Heavenly Mother scholarship is “a little more accepted by mainstream Latter-day Saints,” Haglund said, “since the first publications in the 1980s and 1970s by scholars Linda Wilcox, Margaret Toscano, Janice Allred and Maxine Hanks.”

The church itself “has assimilated some of this scholarship into its own essay,” said Haglund, a Boston-based writer and editor. “And general authorities are referring to ‘heavenly parents’ more frequently over the pulpit these days.”

The conference took its name, “Women of Mormondom,” from an 1877 volume by the same name, which included hundreds of profiles of Latter-day Saint women.

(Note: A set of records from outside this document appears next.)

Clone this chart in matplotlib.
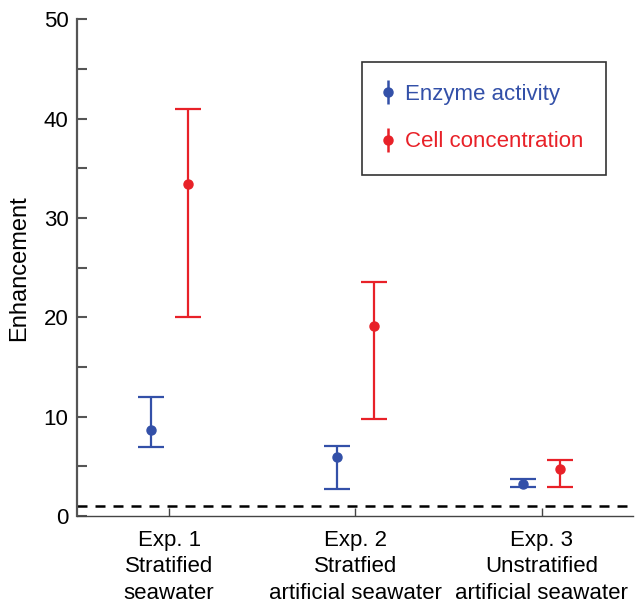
import matplotlib
matplotlib.use("Agg")
import matplotlib.pyplot as plt
from matplotlib.lines import Line2D
from matplotlib.legend_handler import HandlerTuple
import numpy as np

plt.rcParams['font.family'] = ['Liberation Sans', 'DejaVu Sans']

experiments = ["Exp. 1\nStratified\nseawater",
               "Exp. 2\nStratfied\nartificial seawater",
               "Exp. 3\nUnstratified\nartificial seawater"]

enzyme_mean = [8.7, 6.0, 3.2]
enzyme_low = [7.0, 2.7, 2.9]
enzyme_high = [12.0, 7.1, 3.7]

cell_mean = [33.4, 19.1, 4.7]
cell_low = [20.0, 9.8, 2.9]
cell_high = [41.0, 23.6, 5.7]

blue = "#3350a8"
red = "#e82128"

fig = plt.figure(figsize=(6.36, 6.03), dpi=100)
ax = fig.add_axes([0.121, 0.144, 0.874, 0.824])

x = np.arange(1, len(experiments) + 1)
off = 0.1


def yerr(mean, low, high):
    m = np.array(mean)
    return [m - np.array(low), np.array(high) - m]


ax.errorbar(x - off, enzyme_mean, yerr=yerr(enzyme_mean, enzyme_low, enzyme_high),
            fmt="o", color=blue, ms=6.5, elinewidth=1.6, capsize=9.7, capthick=1.6)
ax.errorbar(x + off, cell_mean, yerr=yerr(cell_mean, cell_low, cell_high),
            fmt="o", color=red, ms=6.5, elinewidth=1.6, capsize=9.7, capthick=1.6)

ax.axhline(1, xmin=0, xmax=0.99, color="black", lw=1.8, ls=(0, (4, 3.2)))

ax.set_xlim(0.505, 3.49)
ax.set_ylim(0, 50)
ax.set_xticks(x)
ax.set_xticklabels(experiments, fontsize=16, linespacing=1.33)
ax.set_yticks(np.arange(0, 51, 10))
ax.set_yticks(np.arange(5, 50, 10), minor=True)
ax.tick_params(axis="y", which="both", direction="in", length=7, width=1.5,
               color="#555555", labelsize=16, pad=6)
ax.tick_params(axis="x", direction="in", length=6, width=1.0, color="#444444", pad=10)
ax.set_ylabel("Enhancement", fontsize=17, labelpad=10)

for s in ["top", "right"]:
    ax.spines[s].set_visible(False)
ax.spines["left"].set_linewidth(1.6)
ax.spines["left"].set_color("#555555")
ax.spines["bottom"].set_linewidth(1.0)
ax.spines["bottom"].set_color("#444444")

# legend handles: marker on a plain vertical bar, no caps
handles = []
for c in [blue, red]:
    bar = Line2D([], [], marker="|", ms=17, mew=1.8, color=c, ls="none")
    dot = Line2D([], [], marker="o", ms=6.5, color=c, ls="none")
    handles.append((bar, dot))

leg = ax.legend(handles, ["Enzyme activity", "Cell concentration"],
                handler_map={tuple: HandlerTuple(ndivide=1)},
                loc="upper left", bbox_to_anchor=(0.513, 0.915), borderaxespad=0,
                fontsize=16, frameon=True, fancybox=False, edgecolor="black",
                handlelength=0.3, handletextpad=0.65, labelspacing=1.2,
                borderpad=1.0)
leg.get_frame().set_linewidth(1.2)
for t, c in zip(leg.get_texts(), [blue, red]):
    t.set_color(c)

fig.savefig("out.png", dpi=100)
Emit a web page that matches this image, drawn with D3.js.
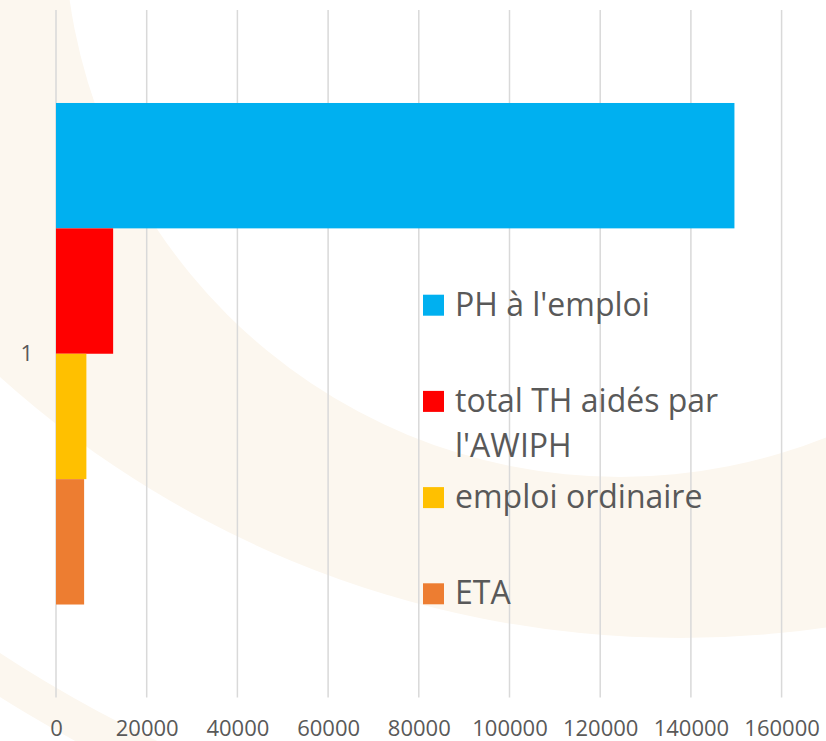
<!DOCTYPE html>
<head>
<meta charset="utf-8">
<style>
body { margin: 0; background: #fff; }
text { font-family: "Open Sans", sans-serif; fill: #595959; }
</style>
</head>
<div id="container"></div>
<script src="https://d3js.org/d3.v7.min.js"></script>
<script>
// Data.
const categories = ["1"];
const series = ["PH à l'emploi", "total TH aidés par l'AWIPH", "emploi ordinaire", "ETA"];
const values = [149600, 12600, 6700, 6200];
const colors = ["#00b0f0", "#ff0000", "#ffc000", "#ed7d31"];
const legendLines = [["PH à l'emploi"], ["total TH aidés par", "l'AWIPH"], ["emploi ordinaire"], ["ETA"]];
const xTicks = [0, 20000, 40000, 60000, 80000, 100000, 120000, 140000, 160000];

const width = 826;
const height = 741;
const marginTop = 10;
const marginBottom = 43.5;
const marginLeft = 56;

const x = d3.scaleLinear()
    .domain([0, 160000])
    .range([marginLeft, marginLeft + 8 * 90.7]);

const y = d3.scaleBand()
    .domain(categories)
    .range([marginTop, height - marginBottom])
    .paddingInner(0)
    .paddingOuter(0.1854);

const ySub = d3.scaleBand()
    .domain(series)
    .range([0, y.bandwidth()]);

const svg = d3.create("svg")
    .attr("width", width)
    .attr("height", height);

// Faint background rings of the slide.
const bg = svg.append("g");
bg.append("circle").attr("cx", 680).attr("cy", -378).attr("r", 1272).attr("fill", "#fcf7ef");
bg.append("circle").attr("cx", 680).attr("cy", -378).attr("r", 1235).attr("fill", "#fff");
bg.append("circle").attr("cx", 680).attr("cy", -378).attr("r", 1016).attr("fill", "#fcf7ef");
bg.append("circle").attr("cx", 620).attr("cy", -79).attr("r", 556).attr("fill", "#fff");

// Vertical gridlines.
svg.append("g")
    .selectAll("line")
    .data(xTicks)
    .join("line")
    .attr("x1", d => x(d))
    .attr("x2", d => x(d))
    .attr("y1", marginTop)
    .attr("y2", height - marginBottom)
    .attr("stroke", "#d9d9d9")
    .attr("stroke-width", 1.5);

// X axis labels.
const xAxis = svg.append("g")
    .attr("transform", `translate(0,${height - marginBottom})`)
    .call(d3.axisBottom(x).tickValues(xTicks).tickFormat(d3.format("d")).tickSize(0).tickPadding(23));
xAxis.select(".domain").remove();
xAxis.attr("font-size", 22).attr("font-family", null);
xAxis.selectAll("text").attr("fill", null);

// Y axis label.
const yAxis = svg.append("g")
    .attr("transform", `translate(${marginLeft},0)`)
    .call(d3.axisLeft(y).tickSize(0).tickPadding(23));
yAxis.select(".domain").remove();
yAxis.attr("font-size", 22).attr("font-family", null);
yAxis.selectAll("text").attr("fill", null);

// Bars.
svg.append("g")
    .selectAll("rect")
    .data(series.map((s, i) => ({s, v: values[i], c: colors[i]})))
    .join("rect")
    .attr("x", x(0))
    .attr("y", d => y(categories[0]) + ySub(d.s))
    .attr("width", d => x(d.v) - x(0))
    .attr("height", ySub.bandwidth())
    .attr("fill", d => d.c);

// Legend.
const legend = svg.append("g")
    .attr("transform", "translate(423,315.7)");
const item = legend.selectAll("g")
    .data(legendLines)
    .join("g")
    .attr("transform", (d, i) => `translate(0,${i * 96.2})`);
item.append("rect")
    .attr("y", -21)
    .attr("width", 21)
    .attr("height", 21)
    .attr("fill", (d, i) => colors[i]);
item.append("text")
    .attr("x", 32)
    .attr("font-size", 32)
    .selectAll("tspan")
    .data(d => d)
    .join("tspan")
    .attr("x", 32)
    .attr("dy", (d, i) => i === 0 ? 0 : 45)
    .text(d => d);

container.append(svg.node());
</script>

“While written by Edward Tullidge, Eliza R. Snow solicited material for the book, worked extensively on the manuscript, and promoted it among LDS women,” UVU organizers wrote in the symposium description. “It was … the story Mormon women wanted told of themselves.”

What stories do LDS women “want told about their lives today?” they wondered. “What shape do their lives reflect in contemporary American culture?”

The conference, sponsored by the school’s Center for the Study of Ethics, continues Friday.